Turkeltaub lives on the Lower East Side in the Grand St. Coops where he was head of maintenance for many years. He walked around inside the synagogue, shaking his head at its state. The women's gallery upstairs was piled with junk.

"Does this look like a place to hold services?" he asked.

Downstairs, a groove had been carved down the side of one of the Hebrew zodiac murals for a thin water pipe and faucet.

"A water faucet, here?" he asked. He disdainfully picked up dusty Torah covers that had been piled haphazardly on a pew. "Strewn around like garbage," he said in disgust. Prayer shawls were casually draped over the backs of the pews. There was no Torah in the arc.

Turkeltaub recalled when the synagogue used to pack in 400 people. But older members passed on or moved to Florida and their children moved to the suburbs, he said.

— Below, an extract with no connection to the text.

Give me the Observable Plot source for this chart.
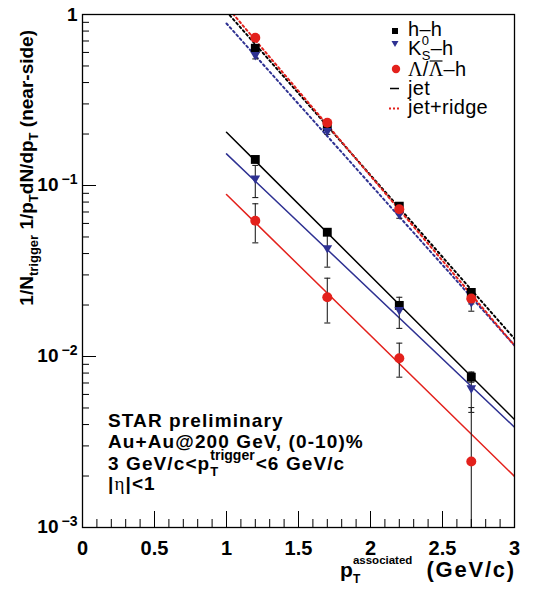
<!DOCTYPE html>
<html><head><meta charset="utf-8">
<script src="https://cdn.jsdelivr.net/npm/d3@7"></script>
<script src="https://cdn.jsdelivr.net/npm/@observablehq/plot@0.6"></script>
<style>
body{margin:0;background:#fff}
svg{font-family:"Liberation Sans",Arial,Helvetica,sans-serif}
</style>
</head><body><div id="chart"></div>
<script>
// ---------- data ----------
const pT = [1.2, 1.7, 2.2, 2.7];
// jet + ridge (total near-side yield)
const hhTotal     = [0.635, 0.221, 0.0757, 0.0237];
const hhTotalErr  = [0.012, 0.005, 0.002, 0.0012];
const k0sTotal    = [0.570, 0.205, 0.0668, 0.0204];
const k0sTotalErr = [0.02, 0.006, 0.0025, 0.002];
const lamTotal    = [0.731, 0.233, 0.0727, 0.0218];
const lamTotalErr = [0.02, 0.006, 0.002, 0.0015];
// jet only
const hhJet     = [0.142, 0.0533, 0.0199, 0.00757];
const hhJetErr  = [0.004, 0.0015, 0.0008, 0.0005];
const k0sJet    = [0.108, 0.0423, 0.0184, 0.00641];
const k0sJetErr = [0.023, 0.009, 0.0038, 0.0017];
const lamJet    = [0.0622, 0.0222, 0.00977, 0.00243];
const lamJetErr = [0.016, 0.0065, 0.0022, 0.0026];
// exponential fits, evaluated at the ends of the fit range
const fitX        = [1, 3];
const hhJetFit    = [0.205, 0.00428];
const k0sJetFit   = [0.153, 0.00386];
const lamJetFit   = [0.0886, 0.00199];
const hhRidgeFit  = [1.04, 0.0127];
const k0sRidgeFit = [0.886, 0.0116];
const lamRidgeFit = [1.118, 0.0116];
// axis ticks
const xMajor = [0, 0.5, 1, 1.5, 2, 2.5, 3];
const xMinor = d3.range(0, 3.0001, 0.1).filter(v => Math.abs(v * 2 - Math.round(v * 2)) > 1e-6);
const yMajor = [1, 0.1, 0.01, 0.001];
const yMinor = [0.001, 0.01, 0.1].flatMap(d => [2,3,4,5,6,7,8,9].map(k => k * d));
const yDecades = [0.1, 0.01, 0.001];
const yDecadeExp = ["−1", "−2", "−3"];

// ---------- styling ----------
const W = 533, H = 591;
const mL = 82, mR = 19, mT = 14, mB = 64;
const fw = W - mL - mR, fh = H - mT - mB;
const BLACK = "#000000", BLUE = "#2e3192", RED = "#e3211c";

const triDown = {draw(ctx, size){const y = Math.sqrt(size/(3*Math.sqrt(3))); const s = Math.sqrt(3)*y;
  ctx.moveTo(0, 1.5*y); ctx.lineTo(-s, -1.5*y); ctx.lineTo(s, -1.5*y); ctx.closePath();}};
const capSym = {draw(ctx, size){const w = Math.sqrt(size)/2; ctx.moveTo(-w, 0); ctx.lineTo(w, 0);}};

const seriesDefs = [
  {key:"hh",  color:BLACK, symbol:"square", r:5.0, total:hhTotal,  totalErr:hhTotalErr,  jet:hhJet,  jetErr:hhJetErr,  jetFit:hhJetFit,  ridgeFit:hhRidgeFit},
  {key:"k0s", color:BLUE,  symbol:triDown,  r:3.6, total:k0sTotal, totalErr:k0sTotalErr, jet:k0sJet, jetErr:k0sJetErr, jetFit:k0sJetFit, ridgeFit:k0sRidgeFit},
  {key:"lam", color:RED,   symbol:"circle", r:5.0, total:lamTotal, totalErr:lamTotalErr, jet:lamJet, jetErr:lamJetErr, jetFit:lamJetFit, ridgeFit:lamRidgeFit}
];

const rows = seriesDefs.flatMap(s => pT.flatMap((x, i) => [
  {key:s.key, x, y:s.total[i], err:s.totalErr[i]},
  {key:s.key, x, y:s.jet[i], err:s.jetErr[i]}
]));
const FLOOR = 1e-4; // errors reaching below zero are drawn to below the axis
const lo = d => Math.max(d.y - d.err, FLOOR);
const hi = d => d.y + d.err;

const marks = [];
// fits
for (const s of seriesDefs) {
  marks.push(Plot.line(fitX.map((x, i) => ({x, y:s.jetFit[i]})), {x:"x", y:"y", stroke:s.color, strokeWidth:1.5, clip:true}));
}
for (const s of seriesDefs) {
  marks.push(Plot.line(fitX.map((x, i) => ({x, y:s.ridgeFit[i]})), {x:"x", y:"y", stroke:s.color, strokeWidth:2, strokeDasharray:"2,3", clip:true}));
}
// error bars
marks.push(Plot.ruleX(rows, {x:"x", y1:lo, y2:hi, stroke:"#222", strokeWidth:1.1, clip:true}));
marks.push(Plot.dot(rows.filter(d => d.y - d.err > 1e-3), {x:"x", y:d => d.y - d.err, symbol:capSym, r:3.4, stroke:"#222", fill:"none", strokeWidth:1.1}));
marks.push(Plot.dot(rows, {x:"x", y:hi, symbol:capSym, r:3.4, stroke:"#222", fill:"none", strokeWidth:1.1}));
// markers
for (const s of seriesDefs) {
  marks.push(Plot.dot(rows.filter(d => d.key === s.key), {x:"x", y:"y", symbol:s.symbol, r:s.r, fill:s.color, stroke:"none"}));
}
// frame and ticks
marks.push(Plot.frame({stroke:"black", strokeWidth:1.3}));
marks.push(Plot.ruleX(xMajor, {x:d => d, insetTop:fh - 16, stroke:"black"}));
marks.push(Plot.ruleX(xMinor, {x:d => d, insetTop:fh - 8, stroke:"black"}));
marks.push(Plot.ruleY(yMajor, {y:d => d, insetRight:fw - 14, stroke:"black"}));
marks.push(Plot.ruleY(yMinor, {y:d => d, insetRight:fw - 7, stroke:"black"}));
// tick labels
marks.push(Plot.text(xMajor, {x:d => d, frameAnchor:"bottom", dy:27, lineAnchor:"bottom", text:d => String(d), fontWeight:"bold", fontSize:20, fill:"black"}));
marks.push(Plot.text([1], {y:d => d, frameAnchor:"left", dx:-5, dy:6, lineAnchor:"bottom", textAnchor:"end", text:() => "1", fontWeight:"bold", fontSize:19, fill:"black"}));
marks.push(Plot.text(yDecades, {y:d => d, frameAnchor:"left", dx:-24, dy:5, lineAnchor:"bottom", textAnchor:"end", text:() => "10", fontWeight:"bold", fontSize:19, fill:"black"}));
marks.push(Plot.text(yDecades, {y:d => d, frameAnchor:"left", dx:-5, dy:-2, lineAnchor:"bottom", textAnchor:"end", text:(d, i) => yDecadeExp[i], fontWeight:"bold", fontSize:14, fill:"black"}));

const chart = Plot.plot({
  width:W, height:H, marginLeft:mL, marginRight:mR, marginTop:mT, marginBottom:mB,
  x:{domain:[0, 3], axis:null},
  y:{type:"log", domain:[1e-3, 1], axis:null},
  style:{background:"white", fontFamily:'"Liberation Sans", Arial, sans-serif', overflow:"visible"},
  marks
});
document.getElementById("chart").append(chart);

// ---------- rich text (sub/superscripts) ----------
const svg = d3.select(chart);
function rich(parent, x, y, segs, opt = {}) {
  const base = Object.assign({size:19, weight:"bold", family:'"Liberation Sans", Arial, sans-serif', ls:0, anchor:"start"}, opt);
  const g = parent.append("g").attr("text-anchor", "start");
  let cx = 0;
  const put = (p, at) => {
    const t = g.append("text").attr("x", at).attr("y", p.dy || 0).attr("text-anchor", "start")
      .attr("font-size", p.size || base.size).attr("font-weight", p.weight || base.weight)
      .attr("font-family", p.family || base.family).attr("letter-spacing", p.ls ?? base.ls)
      .attr("fill", "black").text(p.t);
    return t.node().getComputedTextLength();
  };
  for (const s of segs) {
    if (s.stack) {
      let w = 0;
      for (const p of s.stack) w = Math.max(w, put(p, cx));
      cx += w + (s.gap || 0);
    } else {
      const w = put(s, cx);
      if (s.over) g.append("line").attr("x1", cx + 1).attr("x2", cx + w - 1).attr("y1", s.over).attr("y2", s.over).attr("stroke", "black").attr("stroke-width", 1.2);
      cx += w + (s.gap || 0);
    }
  }
  g.attr("transform", base.rotate
    ? `translate(${x},${y}) rotate(${base.rotate}) translate(${base.anchor === "end" ? -cx : 0},0)`
    : `translate(${base.anchor === "end" ? x - cx : x},${y})`);
  return g;
}

// y-axis title
rich(svg, 33, 30, [
  {t:"1/N"}, {t:"trigger", size:13, dy:5}, {t:" 1/p"}, {t:"T", size:13, dy:5}, {t:"dN/dp"}, {t:"T", size:13, dy:5}, {t:" (near-side)"}
], {anchor:"end", rotate:-90});

// x-axis title
rich(svg, 516, 577, [
  {t:"p", size:21}, {stack:[{t:"associated", size:11.5, dy:-13}, {t:"T", size:12, dy:6}], gap:14}, {t:"(GeV/c)", size:22, ls:1.8}
], {anchor:"end"});

// annotation block
const ann = {ls:1.1};
rich(svg, 108, 427, [{t:"STAR preliminary"}], ann);
rich(svg, 108, 448, [{t:"Au+Au@200 GeV, (0-10)%"}], ann);
rich(svg, 108, 470, [{t:"3 GeV/c<p"}, {stack:[{t:"trigger", size:14, dy:-10, ls:0}, {t:"T", size:13, dy:6, ls:0}], gap:1}, {t:"<6 GeV/c"}], ann);
rich(svg, 108, 490, [{t:"|"}, {t:"η", family:'"Liberation Serif", serif', weight:"normal"}, {t:"|<1"}], ann);

// legend
const leg = svg.append("g");
leg.append("rect").attr("x", 392).attr("y", 28).attr("width", 6).attr("height", 6).attr("fill", BLACK);
leg.append("path").attr("d", "M391.5,41 L398.5,41 L395,47 Z").attr("fill", BLUE);
leg.append("circle").attr("cx", 396).attr("cy", 69).attr("r", 4.2).attr("fill", RED);
leg.append("line").attr("x1", 390).attr("x2", 399).attr("y1", 88.5).attr("y2", 88.5).attr("stroke", BLACK).attr("stroke-width", 1.5);
leg.append("line").attr("x1", 389).attr("x2", 401).attr("y1", 108.5).attr("y2", 108.5).attr("stroke", RED).attr("stroke-width", 2).attr("stroke-dasharray", "2,2");
const L = {weight:"normal", size:20, ls:0.3};
rich(leg, 408, 36, [{t:"h–h"}], L);
rich(leg, 408, 55, [{t:"K"}, {stack:[{t:"0", size:13, dy:-10}, {t:"S", size:13, dy:5}]}, {t:"–h"}], L);
rich(leg, 408, 76, [{t:"Λ", family:'"Liberation Serif", serif'}, {t:"/"}, {t:"Λ", family:'"Liberation Serif", serif', over:-15}, {t:"–h"}], L);
rich(leg, 408, 95, [{t:"jet"}], L);
rich(leg, 408, 114, [{t:"jet+ridge"}], L);
</script>
</body></html>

"I was the president, I was the janitor, everything," he said. "Believe me, I put my heart and soul into this for 45 years. In the 1960s, we used to have services here three times a day. Believe me, if this was a legitimate congregation I'd have no qualms whatsoever."

In a prime spot just a half block away from Tompkins Sq. Park, the shul will likely be converted to residences, like the far larger Cristadora House on E. Ninth St. and Avenue B, a former settlement house that was converted to luxury apartments.

Perl said because of zoning laws and height limits, he would actually lose space in the building's rear if he demolished the existing four-story structure and rebuilt, so it's more practical - as with many old buildings on the Lower East Side - to convert the existing shul to residential use.

"It was an attempted theft of a piece of property. And it was a scam," Perl said of the squatter shul. Perl wasn't moved by arguments that it is Alphabet City's last remaining synagogue.

"We're running out of pierogi shops, too," he said. "Things change."